'34% of Pak population lives on just Rs 588 a day income'

Update: 2022-04-20 17:48 GMT

Islamabad: Around 34 per cent of Pakistan's population lives on just $3.2 or Rs 588 a day income, the World Bank has said as the cash-strapped country's new Finance Minister Miftah Isamil faces uphill tasks of containing rising inflation and navigating through one of the worst external sector crisis.

The Pakistan Development Update - the biannual report issued by the Washington-based lender - said that soaring inflation disproportionately affected poor and vulnerable households that spend a relatively larger share of their budget on food and energy, the Express Tribune Newspaper reported on Wednesday.

The poor spend around 50 per cent of their total consumption on food items, the World Bank said in the report released on Tuesday, the day Prime Minister Shehbaz Sharif appointed Isamil as the finance minister.

The report pointed out that Pakistan's key indicators were further deteriorating in the current fiscal year, seeking urgent measures to tighten the fiscal belt for ensuring debt sustainability. Poverty measured at the lower middle-income class poverty line of $3.2 Purchasing Power Parity line of 2011 per day was estimated at 34 per cent in the last fiscal year. The ratio was 37 per cent in the preceding year. But despite a nominal reduction, the percentage was significantly higher and it would be a constraint for the new government that was assigned with an uphill task to ensure economic viability of the country, the report said.

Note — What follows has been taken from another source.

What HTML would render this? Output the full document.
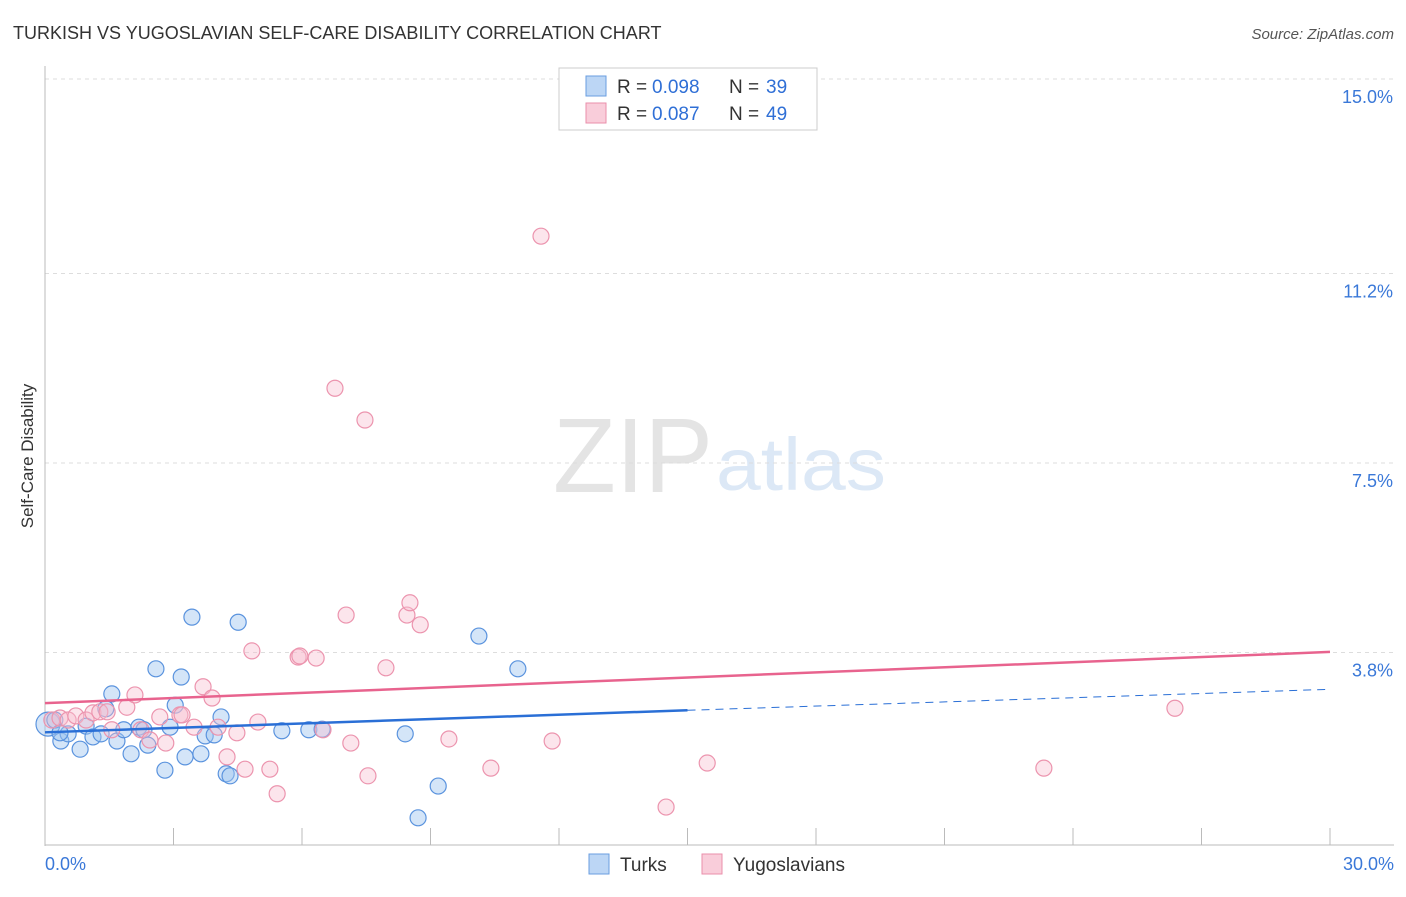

Ismail, along with Dr Ayesha Ghaus Pasha, who has been assigned the portfolio of minister of state for finance would leave for Washington on Wednesday to have their first interaction with the authorities at the US Treasury Department, the International Monetary Fund and the World Bank.

I am hopeful that I will be able to convince the IMF to revive the programme on terms that also take into account harsh ground realities in Pakistan, Ismail was quoted as saying. His one of the most important meetings would be at the US Treasury Department, as the country seeks to repair ties with the world's largest economy, damaged by immature public statements by former prime minister Imran Khan and former foreign affairs minister Shah Mahmood Qureshi.

But the World Bank's Pakistan Development Update report tells what lies ahead for the new finance minister. It cautioned that rising food and energy inflation was expected to diminish the real purchasing power of households, disproportionately affecting poor and vulnerable households that spent a larger share of their budget on these items.